Banks more than 5 feet high shall be shored, laid back to a stable slope, or some other equivalent means of protection shall be provided where employees may be exposed to moving ground or cave-ins. Refer to Table P–1 as a guide in sloping of banks. Trenches less than 5 feet in depth shall also be effectively protected when examination of the ground indicates hazardous ground movement may be expected.


[3] 29 C.F.R. 1926.651(h) provides:

The angle of repose shall be flattened when an excavation has water conditions, silty materials, loose boulders, and areas where erosion, deep frost action and slide planes appear.

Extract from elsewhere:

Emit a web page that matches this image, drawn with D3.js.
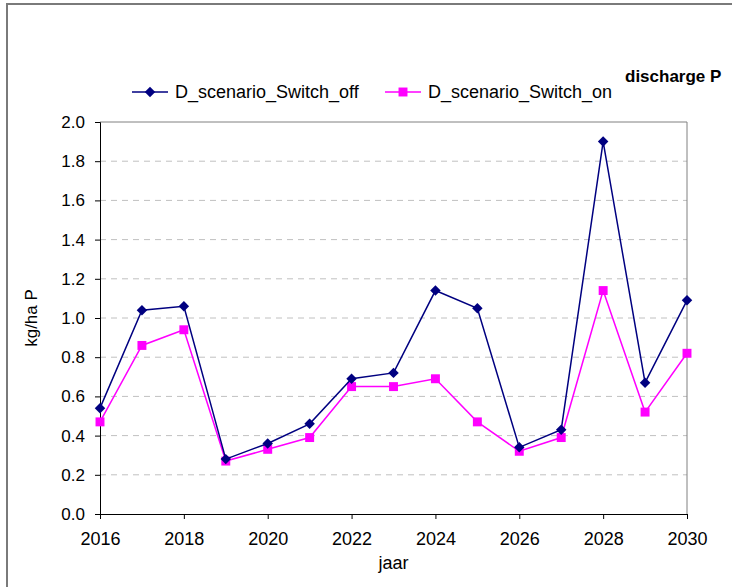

[4]           29 C.F.R. 1926.652(b) provides:

Sides of trenches in unstable or soft material, 5 feet or more in depth, shall be shored, sheeted, braced, sloped, or otherwise supported by means of sufficient strength to protect the employees working within them. See Tables P–1, P–2 (following paragraph (g) of this section).

[5] It is interesting to note that Messrs. Barnako and Cleary have not even extended to respondent the basic fairness of a remand for a hearing on the new issues raised by the amended charge as respondent requested in its Petition for Discretionary Review which asserts that:

‘To allow an amendment . . . operates a grave hardship on the Respondent and at the very least the matter should be remanded for rehearing.’

Respondent also contends that had the type of soil been in issue, testimony would have revealed that it was, in fact, hard and compact.


[6] Any water present on the sides of the trench was explained as having resulted from water dripping from the backhoe bucket when swung upward to dump excavated dirt.